K. L. Maharjan(Hiroshima University),Manjeshwori Singh(Nepal Development Research Institute)and Ranjan Prakash Shrestha(Hiroshima University,PhD Student)

“Interim Report on Marketing of Vegetables in Kathmandu”

This paper dwelt on the marketing of vegetables in Kathmandu, the capital city of Nepal and its surrounding area. First, it highlighted how the vegetables are becoming more and more important part of the daily diet for the urban people all around the year and their commercial value have raised in the recent years, which in turn has expanded the vegetable marketing channels from farm selling and direct selling to group/collective selling, door to door selling and selling through middlemen. This has not only given rise to the construction of local and central markets, collection centers and wholesale markets at different places for smoothening the marketing of the vegetables, with growing number of traders being involved, but also made the marketing channel more complicated with various functionaries playing different roles at different stages of marketing. As such, the middlemen, an agent in the wholesale market who brokers the vegetables between the farmers/producers and wholesalers are becoming crucial and control the market, effectively deciding the amount of vegetables that enter the market and their price, thus becoming the price maker in the value chain and accruing the maximum benefit. This, along with other constrains of the market; transportation, infrastructure, amenity, hygiene, food quality, grading, transaction and governance, have been resented by both the producers and the consumers alike, as they have not been able to accrue the prospected benefit from the marketing system.
There were questions and suggestions from the seminar participants on the issue of direct selling, farmer’s market, “apani mandi”, and auction in price determination process, contract farming, input supply to the produces by the traders, advance payment and other newer entrepreneur investments. Supplementary explanation was given by the presenter in response to these questions and suggestions. As a whole there was keen interest on the issue among the participants and the presentation was well applauded.

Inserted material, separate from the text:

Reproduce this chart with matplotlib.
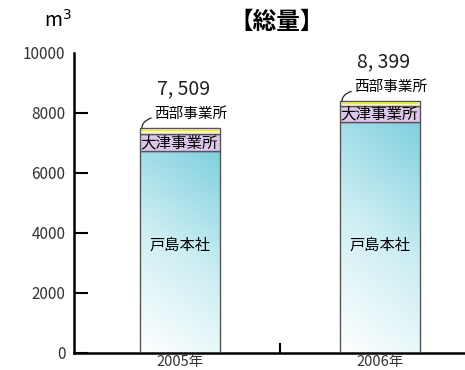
import numpy as np
import matplotlib.pyplot as plt
from matplotlib.patches import Rectangle
from matplotlib.colors import LinearSegmentedColormap

plt.rcParams['font.family'] = ['Noto Sans CJK JP', 'DejaVu Sans']

# データ（m3）
years = ['2005年', '2006年']
toshima = [6720, 7700]   # 戸島本社
otsu = [590, 520]        # 大津事業所
seibu = [199, 179]       # 西部事業所
totals = [7509, 8399]
total_labels = ['7, 509', '8, 399']

fig = plt.figure(figsize=(4.65, 3.7), dpi=100)
ax = fig.add_axes([0.159, 0.046, 0.841, 0.811])

x = np.arange(len(years))
w = 0.4
cmap = LinearSegmentedColormap.from_list('aq', ['#ffffff', '#cdeef3', '#7fd0df'])

# グラデーション用の画像
gx, gy = np.meshgrid(np.linspace(0, 1, 50), np.linspace(0, 1, 200))
grad = 0.25 * gx + 0.85 * gy

for i in range(len(years)):
    left = x[i] - w / 2
    rect = Rectangle((left, 0), w, toshima[i], facecolor='none',
                     edgecolor='#555555', lw=1.0, zorder=3)
    ax.add_patch(rect)
    im = ax.imshow(grad, cmap=cmap, origin='lower', aspect='auto',
                   extent=(left, left + w, 0, toshima[i]), zorder=2,
                   vmin=0, vmax=1.1)
    im.set_clip_path(rect)
    ax.bar(x[i], otsu[i], w, bottom=toshima[i], color='#dcc6ea',
           edgecolor='#555555', lw=1.0, zorder=3)
    ax.bar(x[i], seibu[i], w, bottom=toshima[i] + otsu[i], color='#f6f6d0',
           edgecolor='#555555', lw=1.0, zorder=3)
    ax.bar(x[i], seibu[i] * 0.35, w * 0.96,
           bottom=toshima[i] + otsu[i] + seibu[i] * 0.45,
           color='#e6e64a', lw=0, zorder=4)

    ax.text(x[i], 3580, '戸島本社', ha='center', va='center',
            fontsize=11, zorder=5)
    ax.text(x[i] - w / 2 + 0.003, toshima[i] + otsu[i] / 2, '大津事業所',
            ha='left', va='center', fontsize=11.2, zorder=5)
    ax.annotate('西部事業所', xy=(x[i] - w / 2 + 0.01, totals[i]),
                xytext=(x[i] - w / 2 + 0.07, totals[i] + 470),
                ha='left', va='center', fontsize=10.5,
                arrowprops=dict(arrowstyle='-', lw=0.9, color='#222222',
                                connectionstyle='angle3,angleA=0,angleB=90',
                                shrinkA=0, shrinkB=0))
    ax.text(x[i] + 0.02, totals[i] + 1300, total_labels[i], ha='center',
            va='center', fontsize=14, color='#222222')

ax.set_xlim(-0.53, 1.425)
ax.set_ylim(0, 10000)
ax.set_yticks(np.arange(0, 10001, 2000))
ax.set_yticklabels([str(v) for v in range(0, 10001, 2000)], fontsize=11,
                   color='#333333')
ax.tick_params(axis='y', direction='in', length=10, width=1.5, pad=6)
ax.yaxis.get_major_ticks()[-1].tick1line.set_visible(False)
ax.set_xticks([0.5])
ax.set_xticklabels([])
ax.tick_params(axis='x', direction='in', length=7, width=1.5)
for i in range(len(years)):
    ax.text(x[i], -70, years[i], ha='center', va='top', fontsize=10.5,
            clip_on=False, color='#333333')

for s in ['top', 'right']:
    ax.spines[s].set_visible(False)
ax.spines['left'].set_linewidth(1.8)
ax.spines['bottom'].set_linewidth(1.8)

fig.text(0.125, 0.945, 'm$^3$', fontsize=14, ha='center', va='center')
fig.text(0.594, 0.942, '【総量】', fontsize=17, ha='center', va='center',
         fontweight='bold')

fig.savefig('out.png', dpi=100)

Hisataro Horiuchi(The Open University of Japan)

"Awareness of Health Consciousness and Possibility of Japanese Food Boom in India"




Mirinila Singh and K. L. Maharja(Hiroshima University)

"State of Organic Farm Products in South Asia"

Organic sector is gaining worldwide attention which can be reflected in its consistent increase in market share over the years. While developed countries have well established sector, it is developing countries where most of it is run on informal basis and thus proper information is difficult to get by. Moreover, developing countries are no longer just the exporter of organic products but their local organic market is equally on rise. The purpose of this presentation was to give overview of the state of organic sector and products across South Asian countries. As the study is based mainly on secondary literature, a case study of local organic market in Nepal based on field survey was also presented to give a glimpse of its characteristics such as un/certified products, product range, premium and so on. The audience took keen interest by sharing their own knowledge and presenting some interesting questions. The participants asked to compare policies across countries that led some countries to have more developed organic sector than the other. They also raised the question of which country has more advantage of growing range of organic products given their unique geographical and ecological setting. After it was known that India has the most developed organic sector within South Asia and have strong presence globally, the question of why Japanese organic sector still lags behind despite being a developed country was also raised. Based on the case of Nepalese local organic market, audience were interested in knowing different products preferred by local and foreign consumers, why uncertified products still have higher premium range and in what ways the government can support the development of organic sector. Overall, the discussion that followed was very fruitful that will contribute significantly to the final paper.